5 Benefits of Next-Generation Firewalls
The complexity of modern cyberattacks and advanced hacking methodologies are driving enterprises to look to next-generation firewalls for better security. New web-based malware and intrusion attempts bypass perimeter protections to exploit applications. Users are susceptible to malicious emails or phishing schemes, as these threats are concealed within the content itself, and are delivered over the network undetected.
Initially, traditional firewalls just followed web protocols and weren’t intelligent enough to distinguish different kinds of web traffic. Their inability to inspect network-packet data and identify legitimate business applications and attacks forced them to either accept or reject all the traffic.
This meant that protection based on ports, protocols, IP addresses was no longer feasible. Businesses needed a more robust form of security that wasn't just tied to the IP addresses. They also needed newer rules for controlling website and application usage within a network. That led to the evolution of next-generation firewalls (NGFWs) with advanced technologies that promised deeper inspection capabilities and better control over individual applications in a network.

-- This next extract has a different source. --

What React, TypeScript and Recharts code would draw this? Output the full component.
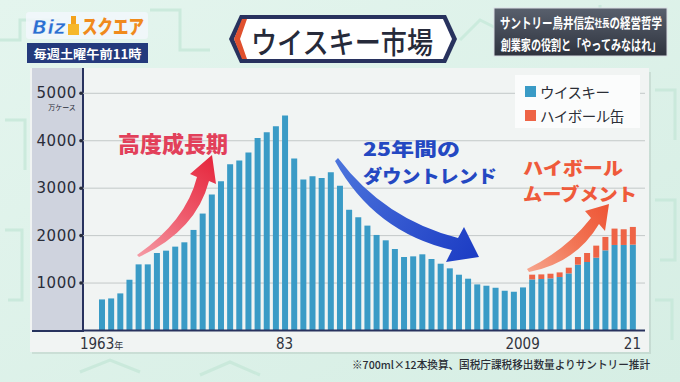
import { BarChart, Bar, XAxis, YAxis, CartesianGrid, Legend } from 'recharts';

const years = [
  1963, 1964, 1965, 1966, 1967, 1968, 1969, 1970, 1971, 1972,
  1973, 1974, 1975, 1976, 1977, 1978, 1979, 1980, 1981, 1982,
  1983, 1984, 1985, 1986, 1987, 1988, 1989, 1990, 1991, 1992,
  1993, 1994, 1995, 1996, 1997, 1998, 1999, 2000, 2001, 2002,
  2003, 2004, 2005, 2006, 2007, 2008, 2009, 2010, 2011, 2012,
  2013, 2014, 2015, 2016, 2017, 2018, 2019, 2020, 2021,
];

// 万ケース
const whisky = [
  655, 676, 782, 1070, 1394, 1394, 1634, 1683, 1768, 1859,
  2120, 2465, 2866, 3148, 3507, 3585, 3750, 4060, 4180, 4305,
  4530, 3625, 3185, 3250, 3215, 3338, 3050, 2545, 2387, 2211,
  2014, 1901, 1718, 1549, 1563, 1606, 1507, 1408, 1310, 1176,
  1092, 972, 944, 901, 838, 817, 908, 1077, 1085, 1099,
  1127, 1204, 1387, 1444, 1535, 1690, 1803, 1803, 1810,
];

const highball = [
  null, null, null, null, null, null, null, null, null, null,
  null, null, null, null, null, null, null, null, null, null,
  null, null, null, null, null, null, null, null, null, null,
  null, null, null, null, null, null, null, null, null, null,
  null, null, null, null, null, null, null, 100, 98, 98,
  98, 120, 162, 190, 254, 282, 345, 331, 373,
];

const yTicks = [1000, 2000, 3000, 4000, 5000];
const labelYears = [1963, 1983, 2009, 2021];
const labelTexts = ['1963', '83', '2009', '21'];

const seriesNames = ['ウイスキー', 'ハイボール缶'];
const BLUE = '#3a9bc6';
const RED = '#ee6446';
const NAVY = '#28325e';
const JP = "'Noto Sans CJK JP', 'Noto Sans CJK SC', sans-serif";
const NARROW = "'Liberation Sans Narrow', 'DejaVu Sans Condensed', Roboto, sans-serif";

const data = years.map((year, i) => ({ year, whisky: whisky[i], highball: highball[i] }));

function XTick(props: any) {
  const { x, payload } = props;
  const idx = labelYears.indexOf(payload.value);
  if (idx < 0) return null;
  return (
    <text x={x} y={349} textAnchor="middle" fontFamily={NARROW} fontSize={15} fill="#30333d">
      {labelTexts[idx]}
      {idx === 0 && <tspan fontSize={9} fontFamily={JP}>年</tspan>}
    </text>
  );
}

function YTick(props: any) {
  const { y, payload } = props;
  return (
    <g>
      <text x={77} y={y} textAnchor="end" dominantBaseline="central" fontFamily="'DejaVu Sans', sans-serif" fontSize={15} letterSpacing={0.6} fill="#2a2d3a">
        {payload.value}
      </text>
      <circle cx={81} cy={y} r={1.8} fill="#2a2d3a" />
      {payload.value === 5000 && (
        <text x={62} y={y + 14} textAnchor="middle" dominantBaseline="central" fontFamily={JP} fontSize={7} fill="#2a2d3a">
          万ケース
        </text>
      )}
    </g>
  );
}

function LegendBox() {
  const colors = [BLUE, RED];
  return (
    <div style={{ background: '#fbfcfc', width: 125, height: 53, boxSizing: 'border-box', padding: '4px 0 0 10px', fontFamily: JP }}>
      {seriesNames.map((name, i) => (
        <div key={name} style={{ display: 'flex', alignItems: 'center', height: 24 }}>
          <div style={{ width: 11, height: 11, background: colors[i], marginRight: 4 }} />
          <span style={{ fontSize: 14.5, color: '#2b2e36', lineHeight: '15px', letterSpacing: -0.5 }}>{name}</span>
        </div>
      ))}
    </div>
  );
}

function Header() {
  return (
    <svg width={680} height={70} style={{ position: 'absolute', left: 0, top: 0 }}>
      {/* logo */}
      <rect x={26} y={12} width={122} height={27} rx={3} fill="#f2f7fb" opacity={0.85} />
      <text x={32} y={34} fontFamily="'DejaVu Sans', sans-serif" fontWeight={700} fontStyle="italic" fontSize={20} fill="#2c6fd1" stroke="#ffffff" strokeWidth={0.6}>
        Biz
      </text>
      <rect x={71} y={16} width={5} height={19} fill="#f3a21c" />
      <rect x={68} y={24} width={11} height={11} fill="#f6b72a" />
      <text x={82} y={34} fontFamily={JP} fontWeight={900} fontSize={19} fill="#f08a1c" textLength={62} lengthAdjust="spacingAndGlyphs">
        スクエア
      </text>
      <rect x={27} y={43} width={121} height={20} fill="#243a7c" />
      <text x={87.5} y={53.5} textAnchor="middle" dominantBaseline="central" fontFamily={JP} fontWeight={700} fontSize={12.5} fill="#ffffff" textLength={108} lengthAdjust="spacingAndGlyphs">
        毎週土曜午前11時
      </text>

      {/* title banner */}
      <polygon points="240,15 446,15 457,39 446,63 240,63 229,39" fill={NAVY} />
      <polygon points="243,19 443,19 452,39 443,59 243,59 234,39" fill="#ffffff" />
      <polygon points="234,39 242,19 247,19 240,39 247,59 242,59" fill="#e0502e" />
      <text x={342} y={40} textAnchor="middle" dominantBaseline="central" fontFamily={JP} fontWeight={500} fontSize={30} fill="#262a3a" textLength={182} lengthAdjust="spacingAndGlyphs">
        ウイスキー市場
      </text>

      {/* right caption */}
      <defs>
        <linearGradient id="capg" x1="0" y1="0" x2="0" y2="1">
          <stop offset="0" stopColor="#59606d" />
          <stop offset="1" stopColor="#2e333e" />
        </linearGradient>
      </defs>
      <rect x={494} y={8} width={173} height={48} fill="url(#capg)" stroke="#d9dde3" strokeWidth={1} />
      <g transform="translate(581,22) scale(0.75,1)">
        <text x={0} y={0} textAnchor="middle" dominantBaseline="central" fontFamily={JP} fontWeight={700} fontSize={14} fill="#ffffff">
          サントリー鳥井信宏<tspan fontSize={10}>社長</tspan>の経営哲学
        </text>
      </g>
      <g transform="translate(581,44) scale(0.72,1)">
        <text x={0} y={0} textAnchor="middle" dominantBaseline="central" fontFamily={JP} fontWeight={700} fontSize={14} fill="#ffffff">
          創業家の役割と「やってみなはれ」
        </text>
      </g>
    </svg>
  );
}

function Annotations() {
  return (
    <svg width={680} height={382} style={{ position: 'absolute', left: 0, top: 0, pointerEvents: 'none' }}>
      <defs>
        <linearGradient id="redA" x1="137" y1="255" x2="212" y2="160" gradientUnits="userSpaceOnUse">
          <stop offset="0" stopColor="#f59aa4" />
          <stop offset="0.5" stopColor="#ee5a6c" />
          <stop offset="1" stopColor="#e6293f" />
        </linearGradient>
        <linearGradient id="blueA" x1="337" y1="160" x2="478" y2="255" gradientUnits="userSpaceOnUse">
          <stop offset="0" stopColor="#4c74dc" />
          <stop offset="1" stopColor="#1c3cc4" />
        </linearGradient>
        <linearGradient id="orA" x1="528" y1="270" x2="608" y2="205" gradientUnits="userSpaceOnUse">
          <stop offset="0" stopColor="#f6a48c" />
          <stop offset="0.5" stopColor="#f27656" />
          <stop offset="1" stopColor="#ee5535" />
        </linearGradient>
      </defs>

      <path d="M137,255 Q186,221 197,177 L190,174 L212,155 L216,184 L209,181 Q196,231 139,257 Z" fill="url(#redA)" />
      <path d="M338,158 Q384,219 458,238 L464,227 L479,257 L446,262 L452,250 Q374,232 335,161 Z" fill="url(#blueA)" />
      <path d="M527,269 Q566,250 591,218 L585,211 L609,204 L605,231 L599,224 Q576,263 529,272 Z" fill="url(#orA)" />

      <text x={173} y={142} textAnchor="middle" dominantBaseline="central" fontFamily={JP} fontWeight={900} fontSize={22} fill="#e2405a" textLength={110} lengthAdjust="spacingAndGlyphs">
        高度成長期
      </text>
      <text x={363} y={148} dominantBaseline="central" fontFamily={JP} fontWeight={900} fontSize={18} fill="#2448c2" textLength={97} lengthAdjust="spacingAndGlyphs">
        25年間の
      </text>
      <text x={363} y={175} dominantBaseline="central" fontFamily={JP} fontWeight={900} fontSize={18} fill="#2448c2" textLength={134} lengthAdjust="spacingAndGlyphs">
        ダウントレンド
      </text>
      <text x={523} y={167} dominantBaseline="central" fontFamily={JP} fontWeight={900} fontSize={18} fill="#ef5a3b" textLength={100} lengthAdjust="spacingAndGlyphs">
        ハイボール
      </text>
      <text x={523} y={193} dominantBaseline="central" fontFamily={JP} fontWeight={900} fontSize={18} fill="#ef5a3b" textLength={114} lengthAdjust="spacingAndGlyphs">
        ムーブメント
      </text>

      <text x={650} y={364} textAnchor="end" dominantBaseline="central" fontFamily={JP} fontWeight={500} fontSize={11} fill="#2b2e36" textLength={298} lengthAdjust="spacingAndGlyphs">
        ※700ml×12本換算、国税庁課税移出数量よりサントリー推計
      </text>
    </svg>
  );
}

function Backdrop() {
  return (
    <svg width={680} height={382} style={{ position: 'absolute', left: 0, top: 0 }}>
      <defs>
        <linearGradient id="bg" x1="0" y1="0" x2="1" y2="1">
          <stop offset="0" stopColor="#e4f5ee" />
          <stop offset="1" stopColor="#d6eee4" />
        </linearGradient>
      </defs>
      <rect width={680} height={382} fill="url(#bg)" />
      <g fill="none" stroke="#c6e8d9" strokeWidth={3} opacity={0.8}>
        <path d="M0,40 L20,40 L20,20 L60,20" />
        <path d="M150,10 L180,10 L180,50 L210,50" />
        <path d="M460,40 L480,20 L500,30" />
        <path d="M655,90 L675,90 L675,140" />
        <path d="M655,200 L675,200 L675,260 L660,260" />
        <path d="M655,300 L672,300 L672,340" />
        <path d="M5,120 L25,120 L25,170" />
        <path d="M5,230 L22,230 L22,300 L8,300" />
        <path d="M80,372 L110,360 L140,372" />
        <path d="M200,375 L230,362 L260,375" />
        <path d="M560,20 L600,20 L600,5" />
      </g>
      <rect x={31} y={70} width={619} height={282} fill="#000" opacity={0.08} transform="translate(1,2)" />
    </svg>
  );
}

export default function App() {
  return (
    <div style={{ position: 'fixed', left: 0, top: 0, width: 680, height: 382, overflow: 'hidden', fontFamily: JP }}>
      <Backdrop />
      <Header />
      {/* chart panel */}
      <div style={{ position: 'absolute', left: 30, top: 68, width: 619, height: 284, background: '#f1f4f3' }} />
      <div style={{ position: 'absolute', left: 32, top: 68, width: 50, height: 262, background: '#cfd3de', borderRight: `2px solid ${NAVY}`, borderBottom: `2px solid ${NAVY}` }} />
      <div style={{ position: 'absolute', left: 0, top: 0 }}>
        <BarChart width={680} height={382} data={data} margin={{ top: 93.3, right: 35, bottom: 0, left: 0 }} barSize={6}>
          <CartesianGrid horizontal vertical={false} stroke="#c3c8c8" strokeWidth={1} />
          <XAxis
            dataKey="year"
            interval={0}
            height={51.5}
            tick={<XTick />}
            tickLine={false}
            axisLine={{ stroke: NAVY, strokeWidth: 2 }}
            padding={{ left: 14, right: 8 }}
          />
          <YAxis
            domain={[0, 5000]}
            ticks={yTicks}
            width={83}
            tick={<YTick />}
            tickLine={false}
            axisLine={false}
          />
          <Legend
            layout="horizontal"
            verticalAlign="middle"
            align="center"
            content={<LegendBox />}
            wrapperStyle={{ left: 515, top: 75, width: 125, right: 'auto', bottom: 'auto' }}
          />
          <Bar dataKey="whisky" name={seriesNames[0]} stackId="a" fill={BLUE} isAnimationActive={false} />
          <Bar dataKey="highball" name={seriesNames[1]} stackId="a" fill={RED} isAnimationActive={false} />
        </BarChart>
      </div>
      <Annotations />
    </div>
  );
}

Here are the top five advantages next-generation firewalls have over traditional firewalls that every network professional should know.
Traditional firewalls provide basic packet filtering, network and port address translations, stateful inspections, and can even support virtual private networks. However, they are only limited to the Data Link Layer and Transport Layer of the OSI model.
In addition to all the functionalities of traditional firewalls, next-generation firewalls also include integrated intrusion detection systems (IDS) and intrusion protection systems (IPS) that detect attacks based on traffic behavioral analysis, threat signatures or anomalous activity. This functionality helps perform deeper inspection and improve packet-content filtering of network traffic up to the application layer.
2. Application awareness
Traditional firewalls typically block common application ports or services on a network to control application access and monitor specific threats. However, with network connectivity becoming more complex, several applications use multiple or various ports, making it extremely difficult for traditional firewalls to identify the targeted port.
Moreover, these ports are being used in various other ways such as tunneling, in which a network protocol is enclosed within the packets carried by the second network and is de-encapsulated at the destination.
To counter this, next-generation firewall devices monitor traffic from layer 2 through layer 7 and are intelligent enough to determine what exactly is being sent or received. If the content is within policy, it is sent further or else it's blocked.
Application awareness also enables companies to set policies depending on the user and the application. For instance, allowing users to access Facebook, but blocking Facebook Chats.
3. Streamlined infrastructure
Traditional firewalls require a separate security appliance for every new threat, which leads to additional costs and efforts for maintaining and updating each of those devices.
With dynamic IP addresses, it becomes a complicated mess of configuring thousands of rules that are needed to identify and manage the traffic. Also, these devices don’t even provide the much needed controls and security to the content, applications or even users.
NGFWs provide integrated antivirus, spam filtering, deep-packet inspection, and application control using only one device or console. No extra devices are required, thus reducing infrastructural complexities.
4. Threat protection
Unlike traditional firewalls, NGFWs include antivirus and malware protection that's continuously upgraded automatically whenever new threats are discovered. The NGFW device also minimizes the avenues of attack by limiting the applications that run on it.
It then scans all the approved applications for any hidden vulnerabilities or confidential data leaks, as well as mitigates risks from any unknown applications. This also helps in reducing bandwidth usage from any useless traffic, which isn't possible with traditional firewalls.
5. Network speed
Though many vendors of traditional firewalls claim to offer a specific throughput (usually a gigabyte) from every port, the reality is entirely different.
The increased number of protection devices and services, when turned on, tend to choke the network speed. By the time the traffic reaches the end user, the speed is chopped by almost one-third of the actual promised speed.
In contrast, next-gen firewall throughput remains exactly the same irrespective of the number of protection services.